Wohlers goes even further saying that not only are the “new breed of low-cost printers” a “wake-up call” to the established desktop and industrial systems that have given customers only “minor incremental improvements”, but “these newer more agile companies have leap-frogged the competition in terms of providing intelligent low-cost systems that perform well beyond their price-point.”
Alongside quality and innovation, Wohlers points to new and better filaments for low-cost machines that are often up to 1/20th the price of their equivalent industrial materials. “The vast majority of filaments for industrial machines are now available in the same thermoplastics for low-cost desktop systems.”
Professionals opting for a Prusa instead of a Stratasys, for example, may actually be good for the additive manufacturing industry as a whole, the Wohlers report suggests: “This new trend may … see an increase in the number of companies adopting AM for production.”

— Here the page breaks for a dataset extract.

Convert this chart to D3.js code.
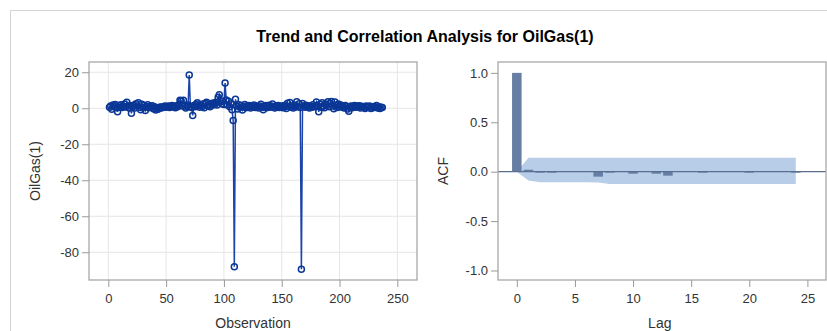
<!DOCTYPE html>
<html>
<head>
<meta charset="utf-8">
<script src="https://cdn.jsdelivr.net/npm/d3@7"></script>
<style>
  body { margin: 0; background: #fff; }
  svg { display: block; font-family: "Liberation Sans", Arial, sans-serif; }
  .tick text { fill: #333; font-size: 13px; }
  .tick line { stroke: #999; }
  .axislabel { fill: #333; font-size: 14px; }
</style>
</head>
<body>
<script>
// differenced OilGas series, observations 1..237
var oilgas = [
  0.5, 1.2, -0.5, 1.8, 0.8, 2.1, 0.3, -2.0, 1.5, 0.6,
  1.9, 0.4, 1.1, 2.3, 0.7, 3.4, 1.2, 0.2, 1.6, -2.8,
  0.9, 1.7, 0.1, 2.5, 1.3, 3.0, 0.6, -0.8, 2.2, 0.4,
  1.5, -1.2, 0.8, 1.9, 0.3, 1.1, 0.5, 1.4, -0.3, 0.9,
  -1.0, 0.2, -0.6, 0.4, 0.7, 0.1, 0.9, 0.5, 1.2, 0.6,
  0.8, 1.3, 0.4, 1.0, 1.6, 0.7, 1.1, 0.3, 1.4, 0.9,
  2.0, 4.5, 4.2, 1.2, 4.4, 1.5, 0.2, 0.9, 1.8, 18.5,
  1.0, 0.4, -4.0, 1.6, 0.8, 2.2, 3.1, 1.4, 0.6, 1.9,
  1.0, 2.4, 0.3, 2.8, 3.3, 1.2, 2.0, 0.9, 2.6, 1.7,
  2.9, 2.2, 3.4, 1.8, 6.1, 7.5, 4.2, 2.5, 3.8, 2.1,
  14.0, 4.6, 1.8, 3.9, 0.9, 2.4, -0.8, -6.8, -88.0, 5.0,
  1.2, -0.4, 2.0, 0.6, 1.5, -1.0, 0.8, 2.1, 0.3, 1.4,
  0.7, 1.6, 0.2, 1.1, 0.5, 1.8, 0.4, 1.2, 0.9, 0.1,
  1.3, 2.2, 0.6, -0.8, 1.0, 1.5, 0.3, 0.8, 1.7, 0.5,
  1.1, 2.4, 0.7, 0.2, 1.4, 0.9, 1.6, 0.4, 1.2, 0.8,
  0.3, 1.5, 0.9, -0.2, 2.8, 1.1, 3.2, 0.6, 1.3, 0.2,
  1.8, 0.7, 3.6, 1.0, 2.5, 0.4, -89.4, 2.6, 1.2, 0.5,
  1.7, 0.8, 1.4, 0.2, 1.1, 0.6, 1.9, 0.9, 1.3, 3.5,
  1.4, -2.0, 2.2, 0.5, 3.0, 1.1, 0.3, 2.4, 1.6, 3.6,
  0.8, 2.7, 3.8, 1.2, -0.3, 3.5, 1.5, 0.4, 2.3, 1.0,
  1.8, 0.6, 1.2, 0.2, 1.5, 0.9, -0.4, -1.6, 0.7, 1.3,
  0.3, 1.0, 1.6, 0.5, 1.2, 0.8, 1.4, 0.2, 1.1, 0.6,
  0.9, -0.2, 1.3, 0.4, 0.8, 1.2, -0.1, 0.7, 0.3, 1.0,
  0.5, 1.6, 0.2, 0.9, -0.1, 0.6, 0.4
];

// autocorrelations, lags 0..24
var acf = [1.0, 0.02, -0.01, -0.01, 0.0, 0.005, 0.0, -0.05, -0.01, 0.005,
           -0.02, 0.0, -0.02, -0.04, 0.0, 0.005, -0.01, 0.0, 0.0, 0.0,
           -0.01, 0.0, 0.0, 0.0, -0.01];
// two standard error band
var bandUpper = [0, 0.14, 0.14, 0.14, 0.14, 0.14, 0.14, 0.14, 0.14, 0.14,
                 0.14, 0.14, 0.14, 0.14, 0.14, 0.14, 0.14, 0.14, 0.14, 0.14,
                 0.14, 0.14, 0.14, 0.14, 0.14];
var bandLower = [0, -0.09, -0.108, -0.108, -0.108, -0.108, -0.108, -0.11, -0.125, -0.125,
                 -0.125, -0.125, -0.125, -0.125, -0.125, -0.125, -0.125, -0.125, -0.125, -0.125,
                 -0.125, -0.125, -0.125, -0.125, -0.125];

var obsTicks = [0, 50, 100, 150, 200, 250];
var valTicks = [20, 0, -20, -40, -60, -80];
var lagTicks = [0, 5, 10, 15, 20, 25];
var acfTicks = [1.0, 0.5, 0.0, -0.5, -1.0];

// plain hyphen for negatives, like the original output
var fmtInt = d => d3.format("d")(d).replace("\u2212", "-");
var fmt1 = d => d3.format(".1f")(d).replace("\u2212", "-");

var W = 827, H = 331;
var svg = d3.select("body").append("svg").attr("width", W).attr("height", H);

// outer graph border
svg.append("rect").attr("x", 10.5).attr("y", 10.5).attr("width", 830).attr("height", 340)
  .attr("fill", "none").attr("stroke", "#d4d4d4");

svg.append("text")
  .attr("x", 425).attr("y", 42)
  .attr("text-anchor", "middle")
  .style("font-size", "16px").style("font-weight", "bold").attr("fill", "#000")
  .text("Trend and Correlation Analysis for OilGas(1)");

// ---- left panel: series plot
var L = { left: 89, right: 417, top: 62, bottom: 280 };
var x1 = d3.scaleLinear().domain([-16.7, 267]).range([L.left, L.right]);
var y1 = d3.scaleLinear().domain([-95.4, 25.7]).range([L.bottom, L.top]);

var g1 = svg.append("g");
// grid
g1.selectAll("line.vg").data(obsTicks).enter().append("line")
  .attr("x1", d => x1(d)).attr("x2", d => x1(d))
  .attr("y1", L.top).attr("y2", L.bottom)
  .attr("stroke", "#e6e6e6");
g1.selectAll("line.hg").data(valTicks).enter().append("line")
  .attr("y1", d => y1(d)).attr("y2", d => y1(d))
  .attr("x1", L.left).attr("x2", L.right)
  .attr("stroke", "#e6e6e6");

var line = d3.line().x((d, i) => x1(i + 1)).y(d => y1(d));
g1.append("path").datum(oilgas)
  .attr("d", line).attr("fill", "none")
  .attr("stroke", "#1c44a8").attr("stroke-width", 1.5);
g1.selectAll("circle").data(oilgas).enter().append("circle")
  .attr("cx", (d, i) => x1(i + 1)).attr("cy", d => y1(d))
  .attr("r", 3).attr("fill", "none")
  .attr("stroke", "#0a3796").attr("stroke-width", 1.5);

g1.append("rect").attr("x", L.left).attr("y", L.top)
  .attr("width", L.right - L.left).attr("height", L.bottom - L.top)
  .attr("fill", "none").attr("stroke", "#a8a8a8").attr("stroke-width", 1.3);

g1.append("g").attr("transform", "translate(" + L.left + ",0)")
  .call(d3.axisLeft(y1).tickValues(valTicks).tickFormat(fmtInt).tickSize(7).tickPadding(3))
  .call(g => g.select(".domain").remove());
g1.append("g").attr("transform", "translate(0," + L.bottom + ")")
  .call(d3.axisBottom(x1).tickValues(obsTicks).tickFormat(fmtInt).tickSize(7).tickPadding(7))
  .call(g => g.select(".domain").remove());

g1.append("text").attr("class", "axislabel")
  .attr("transform", "translate(40," + (L.top + L.bottom) / 2 + ") rotate(-90)")
  .attr("text-anchor", "middle").text("OilGas(1)");
g1.append("text").attr("class", "axislabel")
  .attr("x", (L.left + L.right) / 2).attr("y", 328)
  .attr("text-anchor", "middle").text("Observation");

// ---- right panel: ACF
var R = { left: 498, right: 826, top: 62, bottom: 280 };
var x2 = d3.scaleLinear().domain([-1.62, 26.6]).range([R.left, R.right]);
var y2 = d3.scaleLinear().domain([-1.096, 1.11]).range([R.bottom, R.top]);

var g2 = svg.append("g");
var band = d3.area()
  .x((d, i) => x2(i))
  .y0((d, i) => y2(bandLower[i]))
  .y1((d, i) => y2(bandUpper[i]));
g2.append("path").datum(bandUpper)
  .attr("d", band).attr("fill", "#b7cde8");

var bw = x2(0.82) - x2(0);
g2.selectAll("rect.bar").data(acf).enter().append("rect")
  .attr("class", "bar")
  .attr("x", (d, i) => x2(i) - bw / 2)
  .attr("y", d => y2(Math.max(0, d)))
  .attr("width", bw)
  .attr("height", d => Math.abs(y2(d) - y2(0)))
  .attr("fill", "#667ea3");

g2.append("line")
  .attr("x1", R.left).attr("x2", R.right)
  .attr("y1", y2(0)).attr("y2", y2(0))
  .attr("stroke", "#5a6e8e").attr("stroke-width", 1.2);

g2.append("rect").attr("x", R.left).attr("y", R.top)
  .attr("width", R.right - R.left).attr("height", R.bottom - R.top)
  .attr("fill", "none").attr("stroke", "#a8a8a8").attr("stroke-width", 1.3);

g2.append("g").attr("transform", "translate(" + R.left + ",0)")
  .call(d3.axisLeft(y2).tickValues(acfTicks).tickFormat(fmt1).tickSize(7).tickPadding(3))
  .call(g => g.select(".domain").remove());
g2.append("g").attr("transform", "translate(0," + R.bottom + ")")
  .call(d3.axisBottom(x2).tickValues(lagTicks).tickFormat(fmtInt).tickSize(7).tickPadding(7))
  .call(g => g.select(".domain").remove());

g2.append("text").attr("class", "axislabel")
  .attr("transform", "translate(448," + (R.top + R.bottom) / 2 + ") rotate(-90)")
  .attr("text-anchor", "middle").text("ACF");
g2.append("text").attr("class", "axislabel")
  .attr("x", x2(12.3)).attr("y", 328)
  .attr("text-anchor", "middle").text("Lag");
</script>
</body>
</html>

More companies, unsure if 3D printing can even deliver the results they need, are willing to gamble $1,000 on an easy-to-use, versatile 3D printer, as opposed to $30,000 on a more complex professional or industrial machine. The experimentation is expanding the overall penetration of 3D printing into all types of manufacturing, especially small businesses.
The trend is noticeable in the numbers. For the Wohlers Report 2025, hundreds of service providers and end users were asked what polymer 3D printers they currently own and operate; Bambu Lab had the biggest piece of the pie at 13%, followed by 3D Systems, Stratasys, and Creality all tied at 11%. The Context report shows Bambu Lab’s printer shipments in the first quarter of 2025 were up 64% compared to the first quarter of last year.
Despite the good news for Bambu Lab here, both the new Wohlers report and Context suggest that there are other, underlying explanations for the drop in professional 3D printer sales that have more to do with the economy and how businesses procure equipment.
“Many of these companies may not consider their purchases of a $1,000 printer in the same way as requisitioning a $100,000 system,” the Wohlers report says. “One or multiple of the former may be within discretionary budgets and not necessarily in the financial planning phase.”
Most of the respondents to Wohlers’ investigation said they were considering an industrial 3D printer (62%) for purchase in 2025, compared to those saying they may buy a desktop 3D printer (17%).
The current economy, with its import/export uncertainties, is also a factor that favors lower-cost 3D printers, but it’s also fueling “strong underlying pent-up demand, particularly for Industrial systems,’ says Chris Connery, VP of global analysis at Context. “OEMs still report high levels of customer interest, and the industry is poised to rebound once macroeconomic conditions improve. We expect a gradual recovery [of industrial 3D printer sales] to begin in 2026 as interest rates fall and stimulate renewed capital spending, similar to the surge seen after the Covid lockdowns.”
In fact, much of the surge in entry-level 3D printer sales, up 15% in Q1 2025 compared to last year with over a million units shipped globally, “was almost entirely driven by shipment pull-in as vendors, channel partners, and end-users accelerated purchases in anticipation of U.S. tariffs on Chinese goods,” according to the Context report.
Looking to the future, Wohlers says, “We will see a continuing trend of greatly improving low-cost systems while, at the same time, seeing a decrease in prices of industrial machines (and industrial materials) which, in the past, may well have been overpriced in comparison to most other modern production technologies.”